Coin d’atelier : nature morte aux livres

Cette solide nature morte aux livres se structure autour de plusieurs formes géométriques aux tonalités chaudes. La principale forme est celle d’une table rectangulaire vue de trois-quarts recouverte d’une nappe rose clair, couleur fétiche du peintre, un livre ouvert posé en son centre, avec le cylindre blanc du revers d’une grande feuille imprimée sur la gauche qui perce la composition. Au premier plan le dossier d’une chaise lorraine rectangulaire peint à contre-jour dresse des verticales qui renvoient aux pieds de table et à la colonne du fond. Sur la droite, des livres parallélépipédiques s’empilent en tournant. Un livre à la couverture carmin légèrement ouvert est posé debout au centre de la toile entre un pot à pinceaux et une bouteille de vin, autant de symboles de vie pour l’artiste.

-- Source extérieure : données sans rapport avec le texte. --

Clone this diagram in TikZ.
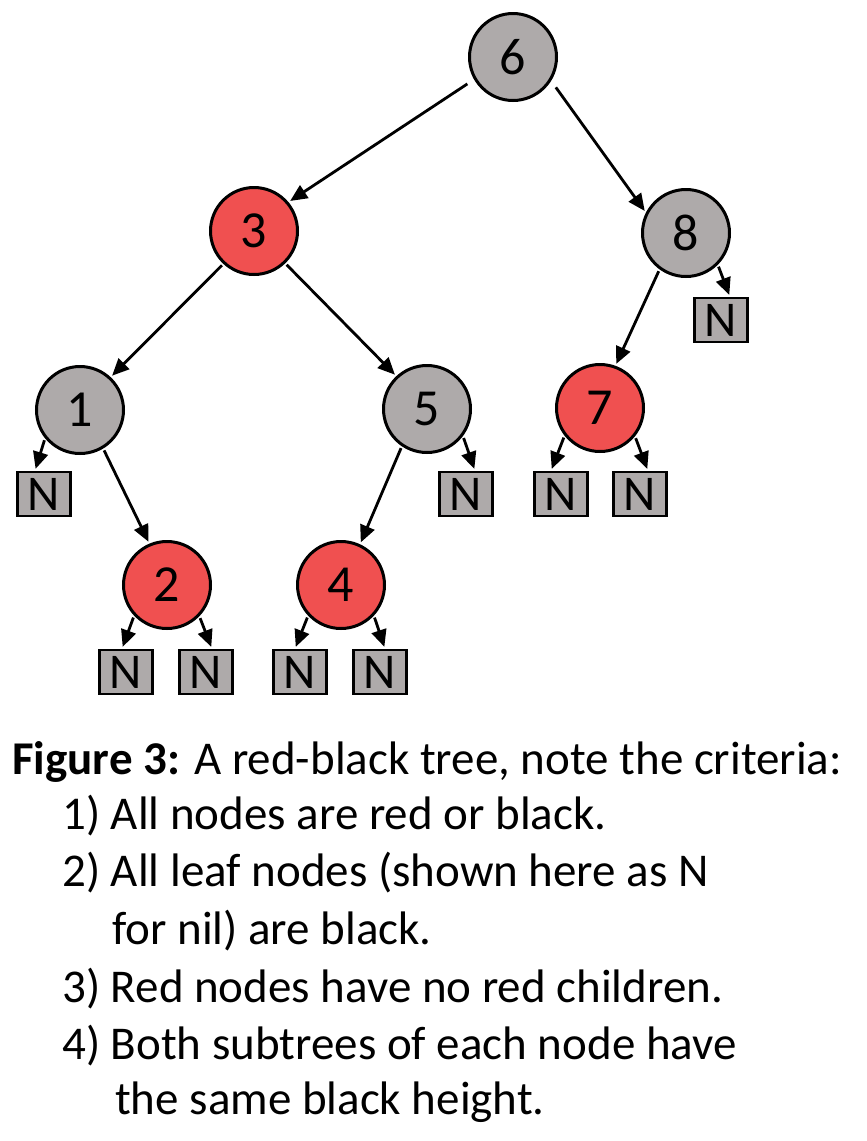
\documentclass[tikz,border=0pt]{standalone}
\usepackage{fontspec}
\setmainfont{Carlito}
\usetikzlibrary{arrows.meta}
\definecolor{ngray}{HTML}{AEAAAA}
\definecolor{nred}{HTML}{F05050}
\begin{document}
\begin{tikzpicture}[x=1pt,y=-1pt,
  rbnode/.style={circle,draw,line width=3pt,minimum size=87pt,inner sep=0pt,font=\fontsize{52}{52}\selectfont},
  blknode/.style={rbnode,fill=ngray},
  rednode/.style={rbnode,fill=nred},
  nilbox/.style={rectangle,draw,line width=2.5pt,fill=ngray,minimum width=53pt,minimum height=44pt,inner sep=0pt,font=\fontsize{50}{50}\selectfont},
  arr/.style={-{Triangle[length=17pt,width=15pt]},line width=2.8pt,shorten <=2pt,shorten >=2pt},
  captext/.style={anchor=base west,inner sep=0pt,font=\fontsize{47}{47}\selectfont}]
\useasboundingbox (0,0) rectangle (867,1141);
% tree nodes
\node[blknode] (n6) at (513,57) {6};
\node[rednode] (n3) at (254,231) {3};
\node[blknode] (n8) at (686,233) {8};
\node[blknode] (n1) at (80,410) {1};
\node[blknode] (n5) at (427,409) {5};
\node[rednode] (n7) at (600,408) {7};
\node[rednode] (n2) at (167,585) {2};
\node[rednode] (n4) at (341,585) {4};
% nil leaves
\node[nilbox] (l1) at (44,494) {N};
\node[nilbox] (r5) at (466,494) {N};
\node[nilbox] (l7) at (561,494) {N};
\node[nilbox] (r7) at (640,494) {N};
\node[nilbox] (r8) at (721,320) {N};
\node[nilbox] (l2) at (126,672) {N};
\node[nilbox] (r2) at (206,672) {N};
\node[nilbox] (l4) at (300,672) {N};
\node[nilbox] (r4) at (380,672) {N};
% edges
\draw[arr,shorten <=8pt] (n6.-150) -- (n3.40);
\draw[arr,shorten <=8pt] (n6.-32) -- (n8.153);
\draw[arr] (n3.-133) -- (n1.47);
\draw[arr] (n3.-46) -- (n5.133);
\draw[arr] (n8.-126) -- (n7.70);
\draw[arr] (n8.-45) -- ([xshift=9pt]r8.north);
\draw[arr] (n1.-141) -- ([xshift=-9pt]l1.north);
\draw[arr] (n1.-59) -- (n2.113);
\draw[arr] (n5.-124) -- (n4.65);
\draw[arr] (n5.-37) -- ([xshift=9pt]r5.north);
\draw[arr] (n7.-142) -- ([xshift=-10pt]l7.north);
\draw[arr] (n7.-39) -- ([xshift=8pt]r7.north);
\draw[arr] (n2.-137) -- ([xshift=-4pt]l2.north);
\draw[arr] (n2.-44) -- ([xshift=6pt]r2.north);
\draw[arr] (n4.-137) -- ([xshift=-5pt]l4.north);
\draw[arr] (n4.-43) -- ([xshift=5pt]r4.north);
% caption
\node[captext] (c0) at (12,774) {\textbf{Figure 3:} A red-black tree, note the criteria:};
\node[captext] (c1) at (62,829) {1) All nodes are red or black.};
\node[captext] (c2) at (62,886) {2) All leaf nodes (shown here as N};
\node[captext] (c3) at (112,944) {for nil) are black.};
\node[captext] (c4) at (62,1002) {3) Red nodes have no red children.};
\node[captext] (c5) at (62,1059) {4) Both subtrees of each node have};
\node[captext] (c6) at (115,1114) {the same black height.};
\end{tikzpicture}
\end{document}
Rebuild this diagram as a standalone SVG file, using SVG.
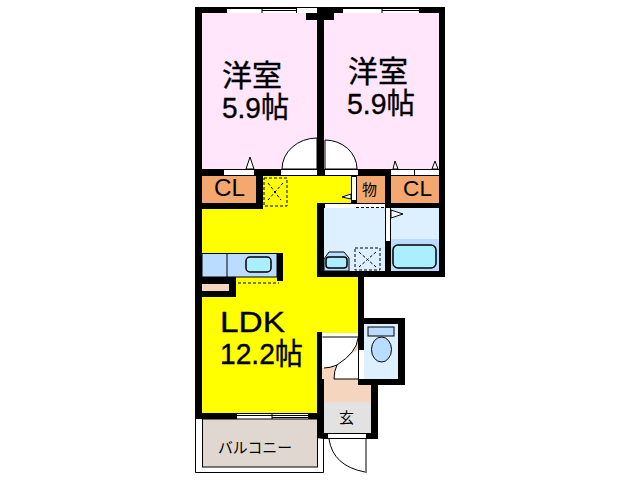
<svg xmlns="http://www.w3.org/2000/svg" width="640" height="480" viewBox="0 0 640 480">
<style>
.w{fill:#000}
.o{fill:#fff;stroke:#000;stroke-width:1}
.n{fill:#fff}
.l{fill:none;stroke:#000;stroke-width:1}
.f{fill:#b9dcff;stroke:#000;stroke-width:1}
.c{fill:#aef;stroke:#000;stroke-width:1.500}
.d{fill:none;stroke:#000;stroke-width:1;stroke-dasharray:3 2}
.s{font-family:"Liberation Sans","Noto Sans CJK JP",sans-serif;fill:#000;stroke:#000;stroke-width:.35}
.j{font-family:"Noto Sans CJK JP","Liberation Sans",sans-serif;fill:#000;stroke:#000;stroke-width:.35}
.t{font-family:"Noto Sans CJK JP","Liberation Sans",sans-serif;fill:#000}
.a{font-family:"Liberation Sans",sans-serif;fill:#000}
</style>
<rect width="640" height="480" fill="#fff"/>
<g id="fills">
<rect x="202" y="13" width="115" height="156" fill="#ffe6fa"/>
<rect x="324" y="13" width="115" height="156" fill="#ffe6fa"/>
<path d="M202 209H263V176H351V209H317V277H358V413H202Z" fill="#ff0"/>
<rect x="324" y="208" width="61" height="63" fill="#ddf0ff"/>
<rect x="391" y="208" width="48" height="31" fill="#ddf0ff"/>
<rect x="391" y="239" width="48" height="32" fill="#b9dcff"/>
<rect x="364" y="324" width="34" height="55" fill="#ddf0ff"/>
<path d="M322 335H358V385H371V403H322Z" fill="#f5d5bd"/>
<rect x="324" y="402" width="47" height="31" fill="#e2e2e2"/>
</g>
<g id="walls">
<rect class="w" x="195" y="7" width="250" height="6"/>
<rect class="w" x="195" y="7" width="7" height="412"/>
<rect class="w" x="439" y="7" width="6" height="270"/>
<rect class="w" x="317" y="7" width="7" height="169"/>
<rect class="w" x="306" y="13" width="28" height="7"/>
<rect class="w" x="202" y="169" width="237" height="7"/>
<rect class="w" x="202" y="203" width="61" height="6"/>
<rect class="w" x="256" y="176" width="7" height="33"/>
<rect class="w" x="317" y="203" width="7" height="74"/>
<rect class="w" x="317" y="203" width="122" height="5"/>
<rect class="w" x="317" y="271" width="128" height="6"/>
<rect class="w" x="385" y="176" width="6" height="95"/>
<rect class="w" x="358" y="277" width="6" height="108"/>
<rect class="w" x="358" y="318" width="47" height="6"/>
<rect class="w" x="398" y="318" width="7" height="67"/>
<rect class="w" x="358" y="379" width="47" height="6"/>
<rect class="w" x="371" y="385" width="7" height="54"/>
<rect class="w" x="317" y="332" width="5" height="107"/>
<rect class="w" x="317" y="379" width="7" height="60"/>
<rect class="w" x="195" y="413" width="129" height="6"/>
<rect class="w" x="317" y="433" width="61" height="6"/>
<rect class="w" x="351" y="176" width="6" height="27"/>
</g>
<g id="openings">
<rect class="n" x="227" y="8" width="90" height="5"/>
<rect class="n" x="343" y="8" width="76" height="5"/>
<path class="l" d="M227 8.500H296M262 10.500H296M296.500 8V13M262 8V13M343 8.500H419M382 10.500H419M419.500 8V13M382 8V13"/>
<rect class="n" x="237" y="414" width="71" height="5"/>
<path class="l" d="M237 415.500H308M272 417.500H308M308.500 414V419M272 414V419"/>
<rect class="n" x="224" y="170" width="30" height="5"/>
<rect class="n" x="281" y="170" width="36" height="5"/>
<rect class="n" x="325" y="170" width="33" height="5"/>
<rect class="n" x="391" y="170" width="33" height="5"/>
<rect class="n" x="415" y="170" width="24" height="5"/>
<rect x="414" y="170" width="1" height="5"/>
<rect class="n" x="352" y="177" width="4" height="23"/>
<rect class="n" x="325" y="204" width="60" height="4"/>
<path class="d" d="M356 207.500H385"/>
<rect class="n" x="386" y="208" width="4" height="33"/>
<rect class="n" x="322" y="333" width="36" height="4"/>
<rect class="n" x="359" y="350" width="5" height="29"/>
<rect class="n" x="328" y="434" width="38" height="4"/>
</g>
<g id="fixtures">
<path class="o" d="M282 169A35 31 0 0 1 317 138V169Z"/>
<path class="o" d="M325 140A32 29 0 0 1 357 169H325Z"/>
<path class="o" d="M246 169L250 157L254 169Z"/>
<path class="o" d="M393 169L395 161L398 169Z"/>
<path class="o" d="M432 169L435 161L438 169Z"/>
<path class="o" d="M342 197L351 194V199Z"/>
<path class="o" d="M391 210L403 214L391 218Z"/>
<rect class="d" x="264" y="178" width="23" height="28"/>
<path class="d" d="M268 183L281 200M283 183L268 200"/>
<circle cx="275" cy="192" r="1"/>
<rect class="d" x="355" y="248" width="25" height="22"/>
<path class="d" d="M359 252L376 267M376 252L359 267"/>
<path class="f" d="M324 271V259L329 252H344L349 258V271Z"/>
<rect x="326" y="257" width="21" height="11" rx="3" class="c"/>
<rect x="393" y="245" width="43" height="23" rx="5" class="c"/>
<rect x="202" y="253.500" width="75" height="23.500" fill="#b9dcff" stroke="#000"/>
<path class="l" d="M227 254V277"/>
<rect x="246" y="257" width="25" height="15" rx="4" class="c"/>
<rect class="w" x="277" y="253" width="6" height="28"/>
<rect class="w" x="202" y="277" width="34" height="20"/>
<rect x="202" y="284" width="27" height="7" fill="#f5d5bd"/>
<path class="d" d="M238 283H279"/>
<rect x="368" y="327" width="26" height="9" fill="#b9dcff" stroke="#000"/>
<ellipse cx="381.500" cy="349.500" rx="10" ry="12.500" fill="#b9dcff" stroke="#000"/>
<path class="n" d="M322 337H358V338Q357 352 337 365Q330 368 324 368H322Z"/>
<path class="n" d="M337 365L354 352L358 350V379H334Q334 371 337 365Z"/>
<path class="l" d="M322.500 337H358M358 338Q357 352 337 365Q330 368 324 368M337 365Q334 371 334 379H358"/>
<path d="M195.500 419V472.500H323.500V439" fill="#fff" stroke="#000"/>
<rect x="202.500" y="419" width="115" height="48" fill="#e0d8d0" stroke="#000"/>
<path class="l" d="M329 439Q333 466 365 472M366 439V473"/>
</g>
<g id="cl1"><rect x="202" y="176" width="54" height="27" fill="#f4a870"/><text class="a" x="214" y="196" font-size="23" textLength="31" lengthAdjust="spacingAndGlyphs">CL</text></g>
<g id="cl2"><rect x="391" y="176" width="48" height="27" fill="#f4a870"/><text class="a" x="403" y="196" font-size="22" textLength="29" lengthAdjust="spacingAndGlyphs">CL</text></g>
<g id="mono"><rect x="357" y="176" width="28" height="27" fill="#f4a870"/><text class="t" x="369.500" y="195" font-size="15" text-anchor="middle">物</text></g>
<g id="room1"><text class="j" x="222" y="86" font-size="30" textLength="60" lengthAdjust="spacingAndGlyphs">洋室</text><text class="s" x="222" y="118" font-size="29" textLength="67" lengthAdjust="spacingAndGlyphs">5.9帖</text></g>
<g id="room2"><text class="j" x="348" y="82" font-size="30" textLength="60" lengthAdjust="spacingAndGlyphs">洋室</text><text class="s" x="347" y="114" font-size="29" textLength="68" lengthAdjust="spacingAndGlyphs">5.9帖</text></g>
<g id="ldk"><text class="s" x="220" y="332" font-size="30" textLength="65" lengthAdjust="spacingAndGlyphs">LDK</text><text class="s" x="220" y="364" font-size="30" textLength="83" lengthAdjust="spacingAndGlyphs">12.2帖</text></g>
<g id="genkan"><text class="t" x="346.500" y="423" font-size="15" text-anchor="middle">玄</text></g>
<g id="balcony"><text class="t" x="255" y="453" font-size="15" text-anchor="middle" textLength="74" lengthAdjust="spacingAndGlyphs">バルコニー</text></g>
</svg>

Avec un environnement périphérique plutôt sombre, l’artiste joue sur la luminosité des surfaces beaucoup plus claires au centre de la toile pour illustrer toute la force de la création artistique capable de réinventer la « toile blanche », de donner forme aux objets et de repousser dans toutes les directions les trous noirs de la stérilité picturale.

Après guerre, après la disparition de Lucien Simon en 1945 et celle d’Othon Friesz en 1949, l’artiste se sent seule pour forger son destin d’artiste peintre. L’usage de couleurs multiples ne fait pas encore partie de son vocabulaire favori, mais la solidité de la composition par la couleur est bien présente.